**DATA SECTION:**
• • • • • • •

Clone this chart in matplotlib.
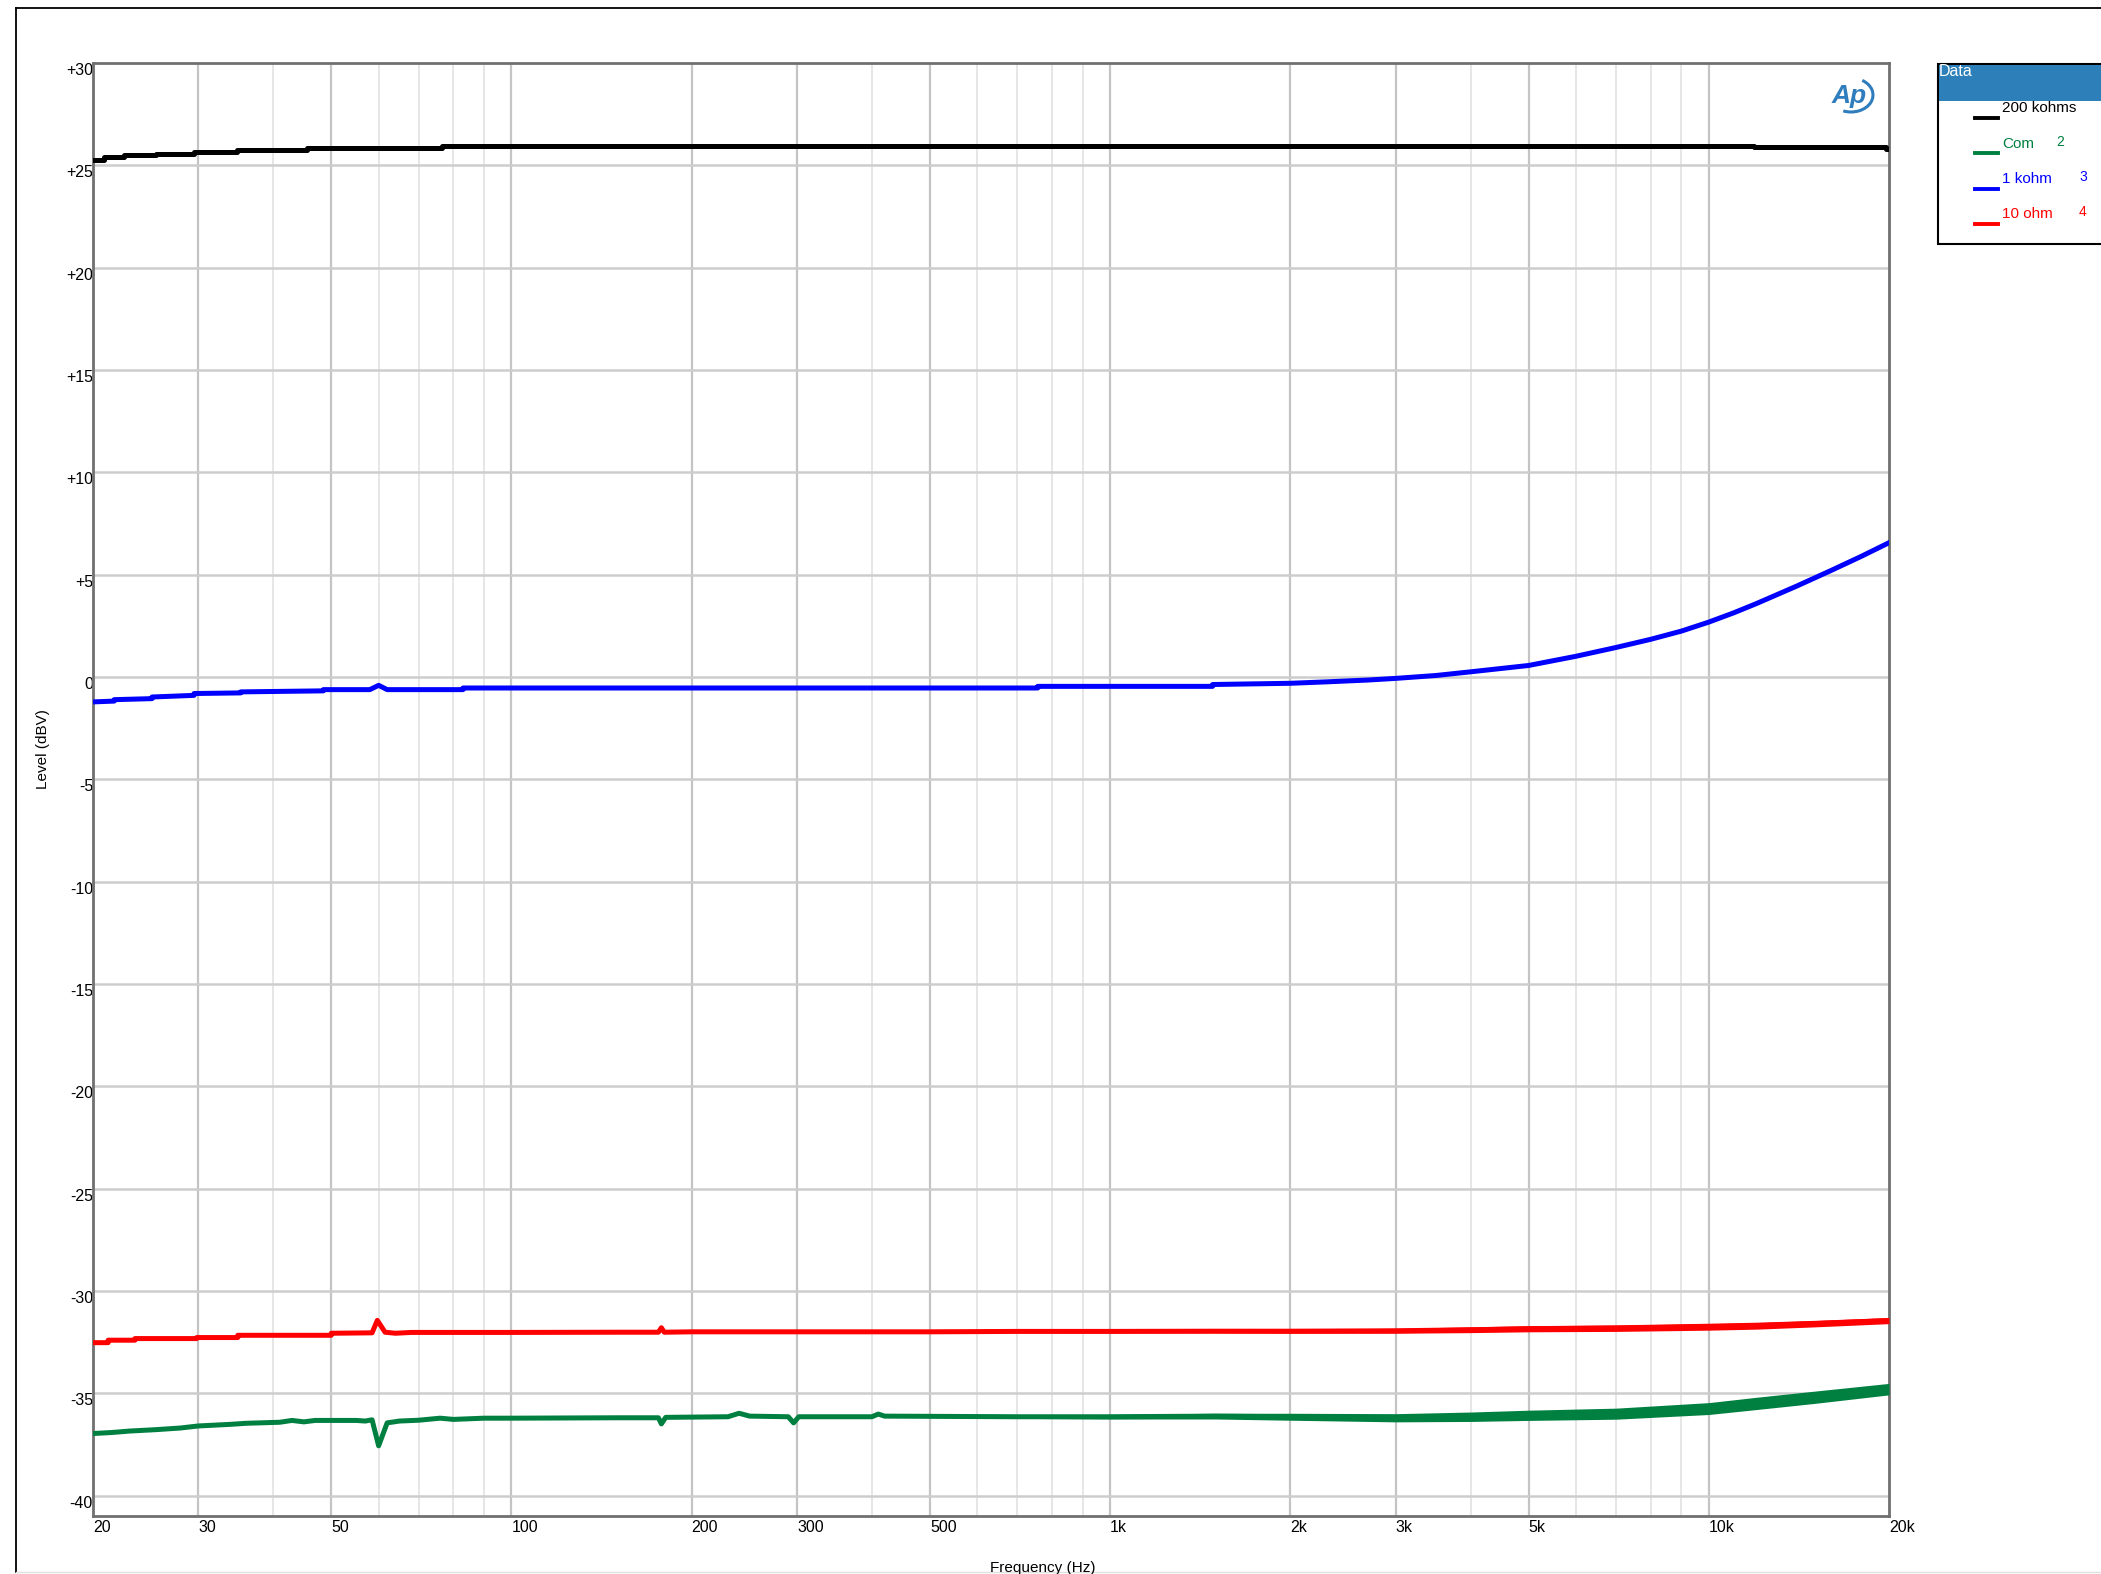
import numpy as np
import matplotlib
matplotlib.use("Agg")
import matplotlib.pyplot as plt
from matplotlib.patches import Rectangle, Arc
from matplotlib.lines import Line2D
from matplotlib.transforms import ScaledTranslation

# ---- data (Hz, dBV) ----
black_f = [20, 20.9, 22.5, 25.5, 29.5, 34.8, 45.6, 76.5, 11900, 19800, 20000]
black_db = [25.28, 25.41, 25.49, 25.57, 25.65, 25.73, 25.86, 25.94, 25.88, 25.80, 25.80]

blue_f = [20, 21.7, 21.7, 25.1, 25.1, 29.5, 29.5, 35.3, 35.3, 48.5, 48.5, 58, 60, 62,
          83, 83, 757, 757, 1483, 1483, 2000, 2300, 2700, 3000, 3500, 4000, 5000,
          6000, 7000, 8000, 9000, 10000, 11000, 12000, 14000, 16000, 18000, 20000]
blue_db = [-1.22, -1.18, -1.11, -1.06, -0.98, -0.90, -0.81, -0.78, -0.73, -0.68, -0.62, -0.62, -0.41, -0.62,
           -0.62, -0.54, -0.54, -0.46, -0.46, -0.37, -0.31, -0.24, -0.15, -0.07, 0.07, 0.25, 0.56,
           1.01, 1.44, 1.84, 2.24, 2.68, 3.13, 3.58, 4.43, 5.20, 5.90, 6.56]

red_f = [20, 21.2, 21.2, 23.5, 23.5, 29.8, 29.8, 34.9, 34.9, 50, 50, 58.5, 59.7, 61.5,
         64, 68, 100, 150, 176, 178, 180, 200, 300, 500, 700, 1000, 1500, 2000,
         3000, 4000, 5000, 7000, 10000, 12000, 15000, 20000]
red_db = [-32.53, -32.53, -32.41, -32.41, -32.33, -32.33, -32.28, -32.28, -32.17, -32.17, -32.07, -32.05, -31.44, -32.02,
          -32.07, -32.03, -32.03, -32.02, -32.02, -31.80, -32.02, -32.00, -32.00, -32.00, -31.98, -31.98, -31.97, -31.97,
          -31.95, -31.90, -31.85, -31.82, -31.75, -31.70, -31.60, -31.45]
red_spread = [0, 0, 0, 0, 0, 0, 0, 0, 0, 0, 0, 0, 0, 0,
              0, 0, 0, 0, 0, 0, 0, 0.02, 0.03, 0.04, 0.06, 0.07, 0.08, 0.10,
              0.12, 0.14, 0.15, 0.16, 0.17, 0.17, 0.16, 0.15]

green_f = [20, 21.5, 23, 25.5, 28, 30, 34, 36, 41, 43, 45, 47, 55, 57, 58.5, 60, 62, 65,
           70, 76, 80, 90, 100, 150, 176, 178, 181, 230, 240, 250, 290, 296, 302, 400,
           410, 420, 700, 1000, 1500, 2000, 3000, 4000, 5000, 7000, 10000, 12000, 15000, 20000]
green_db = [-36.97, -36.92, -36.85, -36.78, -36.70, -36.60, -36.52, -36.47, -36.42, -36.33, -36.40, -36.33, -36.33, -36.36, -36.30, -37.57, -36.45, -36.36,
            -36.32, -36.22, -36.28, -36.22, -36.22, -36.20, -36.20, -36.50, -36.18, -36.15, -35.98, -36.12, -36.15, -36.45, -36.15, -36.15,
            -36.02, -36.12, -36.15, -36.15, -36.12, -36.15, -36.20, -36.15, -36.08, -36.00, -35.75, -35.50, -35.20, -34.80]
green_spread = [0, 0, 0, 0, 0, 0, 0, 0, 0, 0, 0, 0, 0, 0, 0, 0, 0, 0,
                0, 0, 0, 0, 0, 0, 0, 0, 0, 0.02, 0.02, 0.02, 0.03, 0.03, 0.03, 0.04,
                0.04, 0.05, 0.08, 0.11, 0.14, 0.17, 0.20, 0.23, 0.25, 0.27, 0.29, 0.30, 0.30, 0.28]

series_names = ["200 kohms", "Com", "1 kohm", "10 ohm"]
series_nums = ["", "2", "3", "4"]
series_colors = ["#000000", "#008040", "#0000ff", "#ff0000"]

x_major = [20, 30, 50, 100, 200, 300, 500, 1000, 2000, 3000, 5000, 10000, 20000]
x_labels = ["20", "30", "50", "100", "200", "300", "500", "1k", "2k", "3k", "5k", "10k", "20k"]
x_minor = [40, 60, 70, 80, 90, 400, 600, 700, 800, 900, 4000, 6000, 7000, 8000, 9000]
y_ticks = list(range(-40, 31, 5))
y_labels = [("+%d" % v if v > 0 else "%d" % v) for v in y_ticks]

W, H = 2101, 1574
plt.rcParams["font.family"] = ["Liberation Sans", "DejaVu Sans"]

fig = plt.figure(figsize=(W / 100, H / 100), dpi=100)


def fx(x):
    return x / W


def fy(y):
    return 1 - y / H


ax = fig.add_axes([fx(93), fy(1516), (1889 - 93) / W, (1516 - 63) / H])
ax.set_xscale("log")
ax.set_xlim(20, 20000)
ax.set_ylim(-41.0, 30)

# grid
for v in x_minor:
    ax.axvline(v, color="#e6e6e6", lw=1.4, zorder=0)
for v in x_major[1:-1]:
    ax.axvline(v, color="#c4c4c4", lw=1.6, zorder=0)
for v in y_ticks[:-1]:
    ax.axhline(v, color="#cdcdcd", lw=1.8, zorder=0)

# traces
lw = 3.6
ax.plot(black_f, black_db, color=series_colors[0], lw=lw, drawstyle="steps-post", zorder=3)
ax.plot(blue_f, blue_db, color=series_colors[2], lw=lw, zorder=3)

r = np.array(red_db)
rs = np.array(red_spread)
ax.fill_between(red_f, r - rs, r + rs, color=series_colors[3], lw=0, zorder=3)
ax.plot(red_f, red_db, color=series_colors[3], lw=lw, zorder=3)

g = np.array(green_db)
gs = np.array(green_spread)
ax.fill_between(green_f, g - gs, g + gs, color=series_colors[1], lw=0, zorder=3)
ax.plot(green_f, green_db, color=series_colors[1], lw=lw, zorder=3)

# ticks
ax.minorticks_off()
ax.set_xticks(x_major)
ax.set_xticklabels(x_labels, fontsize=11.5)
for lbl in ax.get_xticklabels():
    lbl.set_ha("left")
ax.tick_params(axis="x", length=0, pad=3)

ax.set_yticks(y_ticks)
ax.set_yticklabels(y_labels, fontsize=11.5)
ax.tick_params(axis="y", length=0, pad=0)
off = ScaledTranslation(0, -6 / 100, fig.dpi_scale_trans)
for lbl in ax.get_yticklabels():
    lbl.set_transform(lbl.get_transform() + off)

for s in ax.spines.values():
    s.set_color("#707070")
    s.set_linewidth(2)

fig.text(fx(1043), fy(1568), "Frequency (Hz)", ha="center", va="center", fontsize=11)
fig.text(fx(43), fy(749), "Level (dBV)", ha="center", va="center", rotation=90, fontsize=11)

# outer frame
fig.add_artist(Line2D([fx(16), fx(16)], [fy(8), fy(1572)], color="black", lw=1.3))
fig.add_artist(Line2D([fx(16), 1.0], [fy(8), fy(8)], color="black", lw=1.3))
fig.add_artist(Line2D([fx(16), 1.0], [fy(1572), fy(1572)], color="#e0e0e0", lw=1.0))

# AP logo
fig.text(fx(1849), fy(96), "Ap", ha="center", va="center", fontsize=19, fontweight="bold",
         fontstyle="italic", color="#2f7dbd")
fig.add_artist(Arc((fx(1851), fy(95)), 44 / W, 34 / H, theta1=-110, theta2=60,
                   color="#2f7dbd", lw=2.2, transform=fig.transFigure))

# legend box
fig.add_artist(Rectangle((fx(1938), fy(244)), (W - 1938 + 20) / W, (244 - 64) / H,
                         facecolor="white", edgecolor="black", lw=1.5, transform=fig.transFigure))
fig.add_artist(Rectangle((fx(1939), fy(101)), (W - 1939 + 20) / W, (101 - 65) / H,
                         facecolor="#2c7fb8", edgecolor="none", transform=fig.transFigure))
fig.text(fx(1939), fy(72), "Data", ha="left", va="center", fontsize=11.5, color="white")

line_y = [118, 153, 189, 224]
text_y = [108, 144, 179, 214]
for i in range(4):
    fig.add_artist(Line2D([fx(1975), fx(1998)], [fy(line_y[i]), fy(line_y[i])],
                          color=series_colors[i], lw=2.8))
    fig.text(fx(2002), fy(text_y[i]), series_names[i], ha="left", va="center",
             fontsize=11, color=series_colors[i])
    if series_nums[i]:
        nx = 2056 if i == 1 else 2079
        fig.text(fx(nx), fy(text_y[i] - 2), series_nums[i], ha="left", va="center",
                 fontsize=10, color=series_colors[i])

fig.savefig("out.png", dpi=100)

• • • • • • •

**PROBLEM TO SOLVE:**
Give a single number: the count of lines above that include the word "matplotlib".

**THE REPLY:**
7